▸ WORK REQUIRED: Keep the pictures out of the copy and print all the entries below exactly.

Stored entries:
— start —
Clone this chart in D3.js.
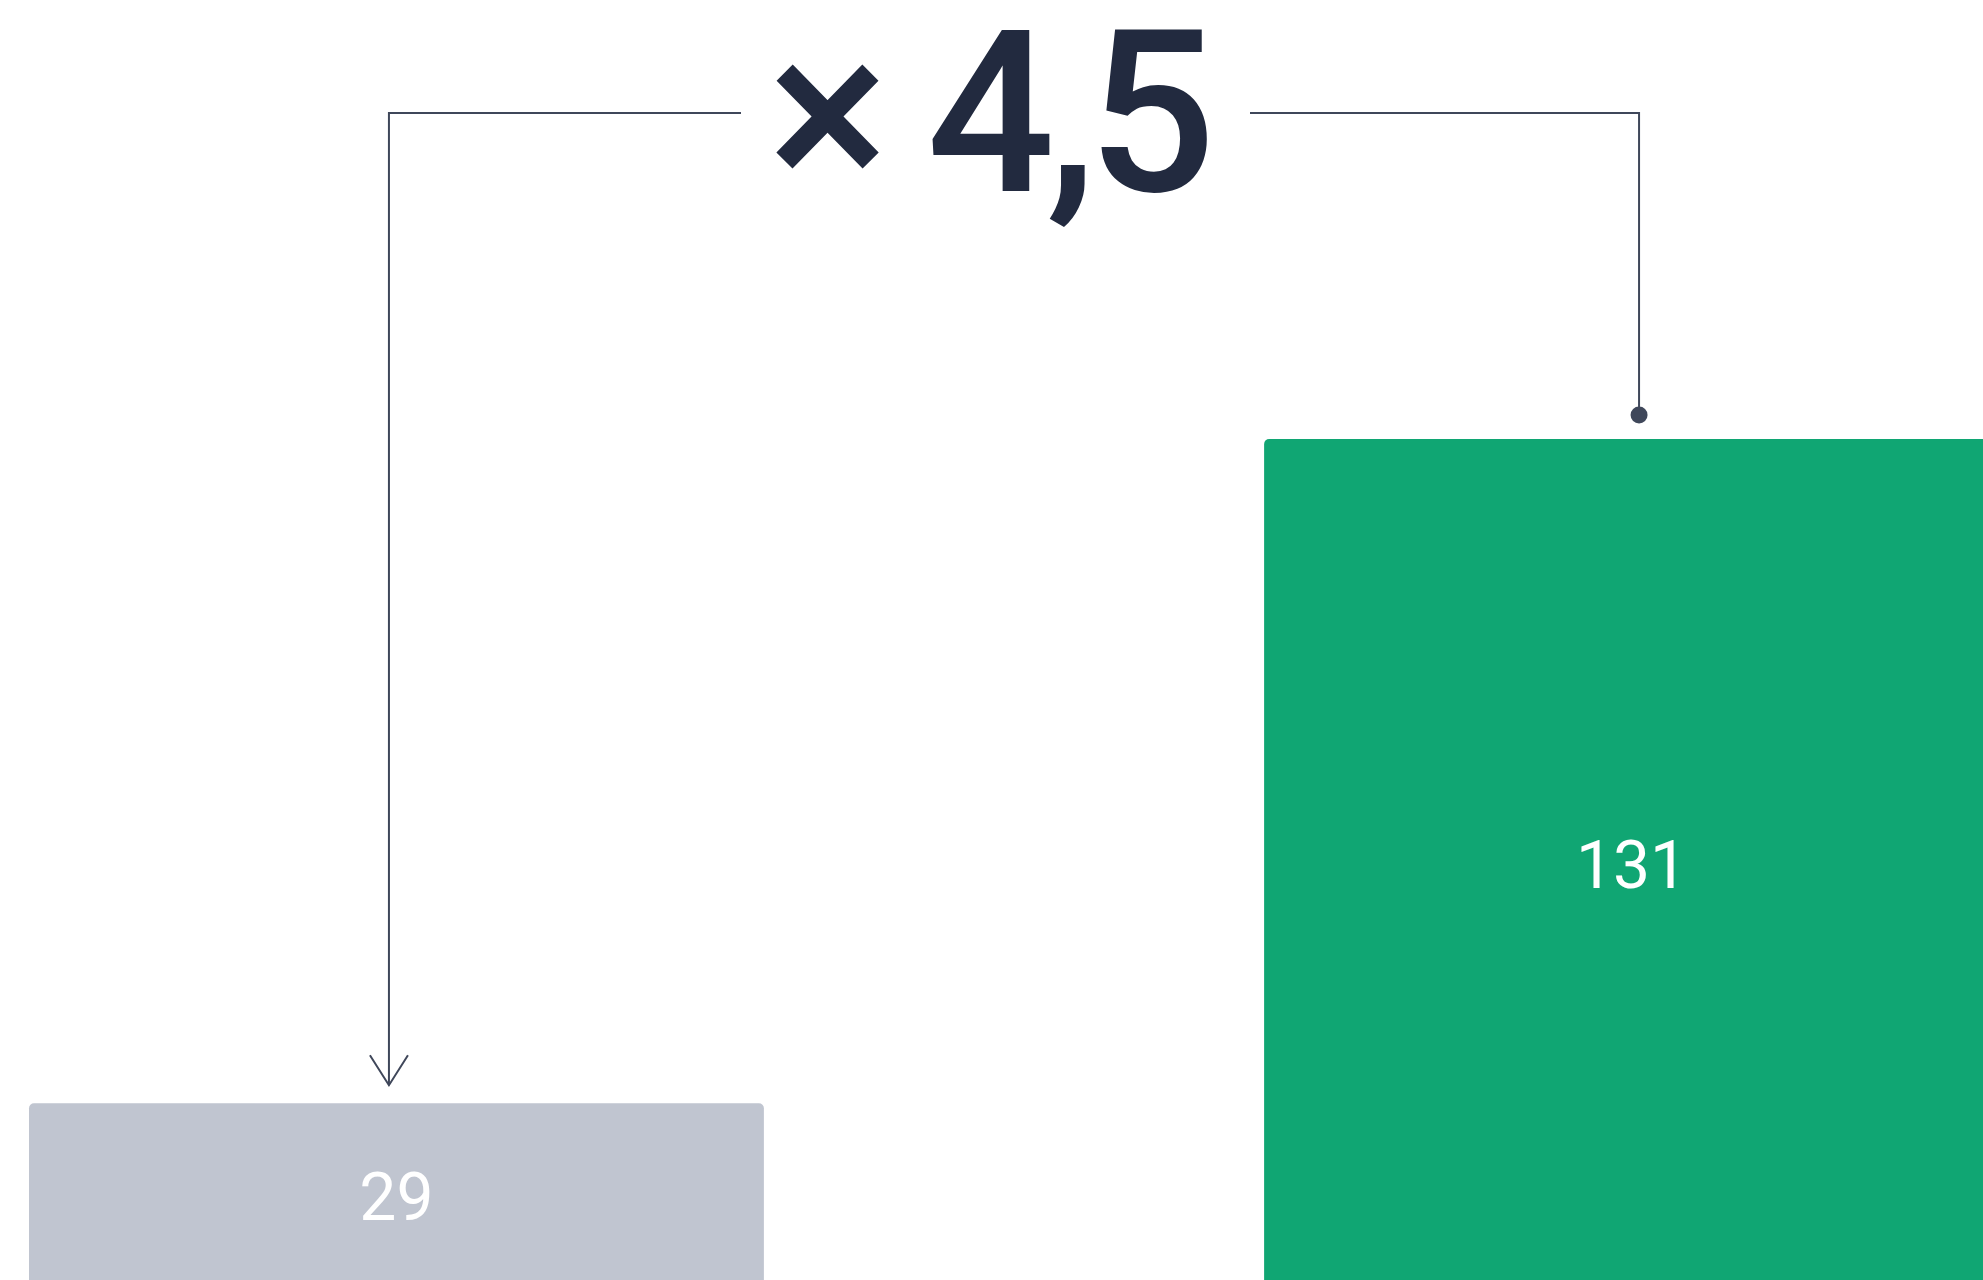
<!DOCTYPE html>
<html>
<head>
<meta charset="utf-8">
<script src="https://cdn.jsdelivr.net/npm/d3@7"></script>
<style>
  html, body { margin: 0; padding: 0; background: #fff; }
  svg { display: block; font-family: Roboto, "Noto Sans", sans-serif; }
</style>
</head>
<body>
<svg id="chart" width="1983" height="1280"></svg>
<script>
// data
const categories = ["before", "after"]
const values = [29, 131]
const colors = ["#c0c5d0", "#10a673"]

const width = 1983
const height = 1280
const svg = d3.select("#chart")

// scales
const x = d3.scaleBand()
  .domain(categories)
  .range([29, 1999])
  .paddingInner(0.405)
const y = d3.scaleLinear()
  .domain([0, d3.max(values)])
  .range([1292, 439])

const rows = categories.map((c, i) => ({ cat: c, value: values[i], color: colors[i] }))

// bars
svg.append("g").selectAll("rect").data(rows).join("rect")
  .attr("x", d => x(d.cat))
  .attr("y", d => y(d.value))
  .attr("width", x.bandwidth())
  .attr("height", d => y(0) - y(d.value) + 10)
  .attr("rx", 5)
  .attr("fill", d => d.color)

// value labels in the middle of each bar
svg.append("g").selectAll("text").data(rows).join("text")
  .attr("x", d => x(d.cat) + x.bandwidth() / 2)
  .attr("y", d => (y(d.value) + y(0)) / 2)
  .attr("text-anchor", "middle")
  .attr("dominant-baseline", "central")
  .attr("fill", "#fff")
  .attr("font-size", 66)
  .attr("font-weight", 400)
  .text(d => d.value)

// ratio annotation
const ratio = values[1] / values[0]
const ratioText = "× " + d3.format(".1f")(ratio).replace(".", ",")
const lineY = 113
const ink = "#3f475a"
const xa = x(categories[0]) + x.bandwidth() / 2 - 7.5
const xb = x(categories[1]) + x.bandwidth() / 2 + 7.5
const midX = 987.5

svg.append("text")
  .attr("x", midX)
  .attr("y", 191)
  .attr("text-anchor", "middle")
  .attr("fill", "#222a3f")
  .attr("font-size", 226)
  .attr("font-weight", 500)
  .attr("letter-spacing", -9)
  .text(ratioText)

const tipY = y(values[0]) - 18
svg.append("path")
  .attr("d", `M${xa},${tipY}V${lineY}H741`)
  .attr("fill", "none").attr("stroke", ink).attr("stroke-width", 2)
svg.append("path")
  .attr("d", `M${xa - 19},${tipY - 30}L${xa},${tipY}L${xa + 19},${tipY - 30}`)
  .attr("fill", "none").attr("stroke", ink).attr("stroke-width", 2)

const dotY = y(values[1]) - 24
svg.append("path")
  .attr("d", `M1250,${lineY}H${xb}V${dotY}`)
  .attr("fill", "none").attr("stroke", ink).attr("stroke-width", 2)
svg.append("circle")
  .attr("cx", xb).attr("cy", dotY).attr("r", 8.5)
  .attr("fill", ink)
</script>
</body>
</html>
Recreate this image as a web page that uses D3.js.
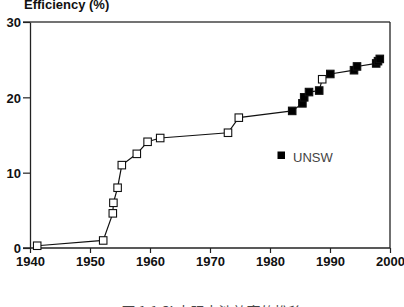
— end —
▸ RESPONSE FOR THIS EXERCISE:
Clone this chart in D3.js.
<!DOCTYPE html>
<html>
<head>
<meta charset="utf-8">
<script src="https://cdn.jsdelivr.net/npm/d3@7"></script>
<style>
  html, body { margin: 0; padding: 0; background: #fff; }
  svg { display: block; font-family: Roboto, "Noto Sans", sans-serif; }
</style>
</head>
<body>
<svg id="chart" width="1983" height="1280"></svg>
<script>
// data
const categories = ["before", "after"]
const values = [29, 131]
const colors = ["#c0c5d0", "#10a673"]

const width = 1983
const height = 1280
const svg = d3.select("#chart")

// scales
const x = d3.scaleBand()
  .domain(categories)
  .range([29, 1999])
  .paddingInner(0.405)
const y = d3.scaleLinear()
  .domain([0, d3.max(values)])
  .range([1292, 439])

const rows = categories.map((c, i) => ({ cat: c, value: values[i], color: colors[i] }))

// bars
svg.append("g").selectAll("rect").data(rows).join("rect")
  .attr("x", d => x(d.cat))
  .attr("y", d => y(d.value))
  .attr("width", x.bandwidth())
  .attr("height", d => y(0) - y(d.value) + 10)
  .attr("rx", 5)
  .attr("fill", d => d.color)

// value labels in the middle of each bar
svg.append("g").selectAll("text").data(rows).join("text")
  .attr("x", d => x(d.cat) + x.bandwidth() / 2)
  .attr("y", d => (y(d.value) + y(0)) / 2)
  .attr("text-anchor", "middle")
  .attr("dominant-baseline", "central")
  .attr("fill", "#fff")
  .attr("font-size", 66)
  .attr("font-weight", 400)
  .text(d => d.value)

// ratio annotation
const ratio = values[1] / values[0]
const ratioText = "× " + d3.format(".1f")(ratio).replace(".", ",")
const lineY = 113
const ink = "#3f475a"
const xa = x(categories[0]) + x.bandwidth() / 2 - 7.5
const xb = x(categories[1]) + x.bandwidth() / 2 + 7.5
const midX = 987.5

svg.append("text")
  .attr("x", midX)
  .attr("y", 191)
  .attr("text-anchor", "middle")
  .attr("fill", "#222a3f")
  .attr("font-size", 226)
  .attr("font-weight", 500)
  .attr("letter-spacing", -9)
  .text(ratioText)

const tipY = y(values[0]) - 18
svg.append("path")
  .attr("d", `M${xa},${tipY}V${lineY}H741`)
  .attr("fill", "none").attr("stroke", ink).attr("stroke-width", 2)
svg.append("path")
  .attr("d", `M${xa - 19},${tipY - 30}L${xa},${tipY}L${xa + 19},${tipY - 30}`)
  .attr("fill", "none").attr("stroke", ink).attr("stroke-width", 2)

const dotY = y(values[1]) - 24
svg.append("path")
  .attr("d", `M1250,${lineY}H${xb}V${dotY}`)
  .attr("fill", "none").attr("stroke", ink).attr("stroke-width", 2)
svg.append("circle")
  .attr("cx", xb).attr("cy", dotY).attr("r", 8.5)
  .attr("fill", ink)
</script>
</body>
</html>
Recreate this image as a web page that uses D3.js.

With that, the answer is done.